Exactly repeat the material, dropping every picture from the copy.

--------------------------------------------------

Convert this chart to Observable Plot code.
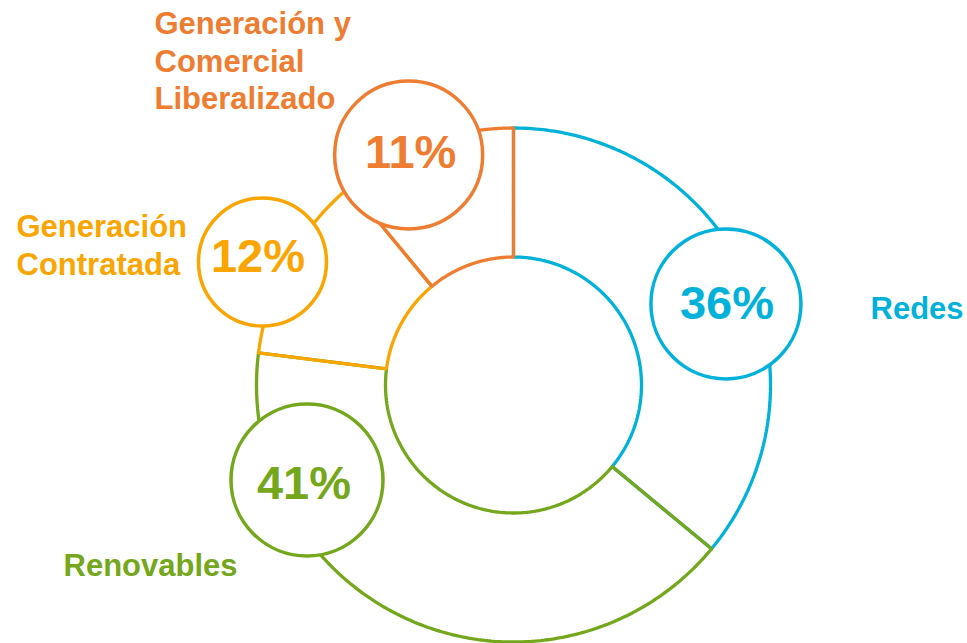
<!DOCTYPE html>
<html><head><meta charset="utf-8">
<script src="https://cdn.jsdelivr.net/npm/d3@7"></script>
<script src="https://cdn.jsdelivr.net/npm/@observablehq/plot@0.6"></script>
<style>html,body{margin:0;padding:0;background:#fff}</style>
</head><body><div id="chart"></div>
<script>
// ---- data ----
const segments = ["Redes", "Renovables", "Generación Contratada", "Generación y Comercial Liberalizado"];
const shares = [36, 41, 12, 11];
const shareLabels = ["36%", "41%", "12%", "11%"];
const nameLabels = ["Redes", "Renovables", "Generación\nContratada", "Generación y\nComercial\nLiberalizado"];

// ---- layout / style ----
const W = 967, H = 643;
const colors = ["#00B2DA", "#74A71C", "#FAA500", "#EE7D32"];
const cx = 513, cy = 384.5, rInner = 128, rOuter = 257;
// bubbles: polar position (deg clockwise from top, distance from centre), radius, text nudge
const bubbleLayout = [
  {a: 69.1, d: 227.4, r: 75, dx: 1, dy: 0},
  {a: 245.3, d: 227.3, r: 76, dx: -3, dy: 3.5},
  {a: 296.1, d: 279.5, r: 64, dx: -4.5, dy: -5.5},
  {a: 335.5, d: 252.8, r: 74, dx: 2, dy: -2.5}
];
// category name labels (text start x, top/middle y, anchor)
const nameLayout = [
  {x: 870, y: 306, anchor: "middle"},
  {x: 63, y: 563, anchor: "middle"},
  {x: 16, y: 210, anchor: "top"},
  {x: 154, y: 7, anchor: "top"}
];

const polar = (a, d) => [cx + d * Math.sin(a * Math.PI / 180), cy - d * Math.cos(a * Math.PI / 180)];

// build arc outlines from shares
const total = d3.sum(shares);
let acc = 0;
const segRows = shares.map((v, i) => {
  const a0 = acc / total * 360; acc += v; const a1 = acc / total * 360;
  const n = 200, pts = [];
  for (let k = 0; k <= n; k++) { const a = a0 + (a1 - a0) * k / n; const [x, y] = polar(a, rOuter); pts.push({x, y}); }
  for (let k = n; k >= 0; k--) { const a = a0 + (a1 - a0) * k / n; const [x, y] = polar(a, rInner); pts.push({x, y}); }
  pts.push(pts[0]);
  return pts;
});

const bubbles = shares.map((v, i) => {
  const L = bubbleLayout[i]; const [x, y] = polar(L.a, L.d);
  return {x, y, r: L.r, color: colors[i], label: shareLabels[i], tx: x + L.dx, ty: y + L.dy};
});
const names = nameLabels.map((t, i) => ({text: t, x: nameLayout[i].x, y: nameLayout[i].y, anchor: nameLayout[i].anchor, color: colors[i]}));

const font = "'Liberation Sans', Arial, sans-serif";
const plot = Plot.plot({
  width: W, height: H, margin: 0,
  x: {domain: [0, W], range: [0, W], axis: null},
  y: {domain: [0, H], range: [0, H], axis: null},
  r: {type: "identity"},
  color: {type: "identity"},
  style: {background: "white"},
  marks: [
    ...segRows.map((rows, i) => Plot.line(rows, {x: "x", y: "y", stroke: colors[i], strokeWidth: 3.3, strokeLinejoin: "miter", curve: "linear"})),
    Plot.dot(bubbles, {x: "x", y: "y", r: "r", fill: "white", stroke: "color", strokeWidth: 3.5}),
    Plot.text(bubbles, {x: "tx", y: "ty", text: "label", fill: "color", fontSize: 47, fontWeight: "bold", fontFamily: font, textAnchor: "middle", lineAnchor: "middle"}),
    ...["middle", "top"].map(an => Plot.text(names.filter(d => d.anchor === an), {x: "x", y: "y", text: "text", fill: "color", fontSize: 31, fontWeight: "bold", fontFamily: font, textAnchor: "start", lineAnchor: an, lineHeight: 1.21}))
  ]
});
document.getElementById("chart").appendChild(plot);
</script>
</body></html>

--------------------------------------------------

> Response below:
Convert this chart to Observable Plot code.
<!DOCTYPE html>
<html><head><meta charset="utf-8">
<script src="https://cdn.jsdelivr.net/npm/d3@7"></script>
<script src="https://cdn.jsdelivr.net/npm/@observablehq/plot@0.6"></script>
<style>html,body{margin:0;padding:0;background:#fff}</style>
</head><body><div id="chart"></div>
<script>
// ---- data ----
const segments = ["Redes", "Renovables", "Generación Contratada", "Generación y Comercial Liberalizado"];
const shares = [36, 41, 12, 11];
const shareLabels = ["36%", "41%", "12%", "11%"];
const nameLabels = ["Redes", "Renovables", "Generación\nContratada", "Generación y\nComercial\nLiberalizado"];

// ---- layout / style ----
const W = 967, H = 643;
const colors = ["#00B2DA", "#74A71C", "#FAA500", "#EE7D32"];
const cx = 513, cy = 384.5, rInner = 128, rOuter = 257;
// bubbles: polar position (deg clockwise from top, distance from centre), radius, text nudge
const bubbleLayout = [
  {a: 69.1, d: 227.4, r: 75, dx: 1, dy: 0},
  {a: 245.3, d: 227.3, r: 76, dx: -3, dy: 3.5},
  {a: 296.1, d: 279.5, r: 64, dx: -4.5, dy: -5.5},
  {a: 335.5, d: 252.8, r: 74, dx: 2, dy: -2.5}
];
// category name labels (text start x, top/middle y, anchor)
const nameLayout = [
  {x: 870, y: 306, anchor: "middle"},
  {x: 63, y: 563, anchor: "middle"},
  {x: 16, y: 210, anchor: "top"},
  {x: 154, y: 7, anchor: "top"}
];

const polar = (a, d) => [cx + d * Math.sin(a * Math.PI / 180), cy - d * Math.cos(a * Math.PI / 180)];

// build arc outlines from shares
const total = d3.sum(shares);
let acc = 0;
const segRows = shares.map((v, i) => {
  const a0 = acc / total * 360; acc += v; const a1 = acc / total * 360;
  const n = 200, pts = [];
  for (let k = 0; k <= n; k++) { const a = a0 + (a1 - a0) * k / n; const [x, y] = polar(a, rOuter); pts.push({x, y}); }
  for (let k = n; k >= 0; k--) { const a = a0 + (a1 - a0) * k / n; const [x, y] = polar(a, rInner); pts.push({x, y}); }
  pts.push(pts[0]);
  return pts;
});

const bubbles = shares.map((v, i) => {
  const L = bubbleLayout[i]; const [x, y] = polar(L.a, L.d);
  return {x, y, r: L.r, color: colors[i], label: shareLabels[i], tx: x + L.dx, ty: y + L.dy};
});
const names = nameLabels.map((t, i) => ({text: t, x: nameLayout[i].x, y: nameLayout[i].y, anchor: nameLayout[i].anchor, color: colors[i]}));

const font = "'Liberation Sans', Arial, sans-serif";
const plot = Plot.plot({
  width: W, height: H, margin: 0,
  x: {domain: [0, W], range: [0, W], axis: null},
  y: {domain: [0, H], range: [0, H], axis: null},
  r: {type: "identity"},
  color: {type: "identity"},
  style: {background: "white"},
  marks: [
    ...segRows.map((rows, i) => Plot.line(rows, {x: "x", y: "y", stroke: colors[i], strokeWidth: 3.3, strokeLinejoin: "miter", curve: "linear"})),
    Plot.dot(bubbles, {x: "x", y: "y", r: "r", fill: "white", stroke: "color", strokeWidth: 3.5}),
    Plot.text(bubbles, {x: "tx", y: "ty", text: "label", fill: "color", fontSize: 47, fontWeight: "bold", fontFamily: font, textAnchor: "middle", lineAnchor: "middle"}),
    ...["middle", "top"].map(an => Plot.text(names.filter(d => d.anchor === an), {x: "x", y: "y", text: "text", fill: "color", fontSize: 31, fontWeight: "bold", fontFamily: font, textAnchor: "start", lineAnchor: an, lineHeight: 1.21}))
  ]
});
document.getElementById("chart").appendChild(plot);
</script>
</body></html>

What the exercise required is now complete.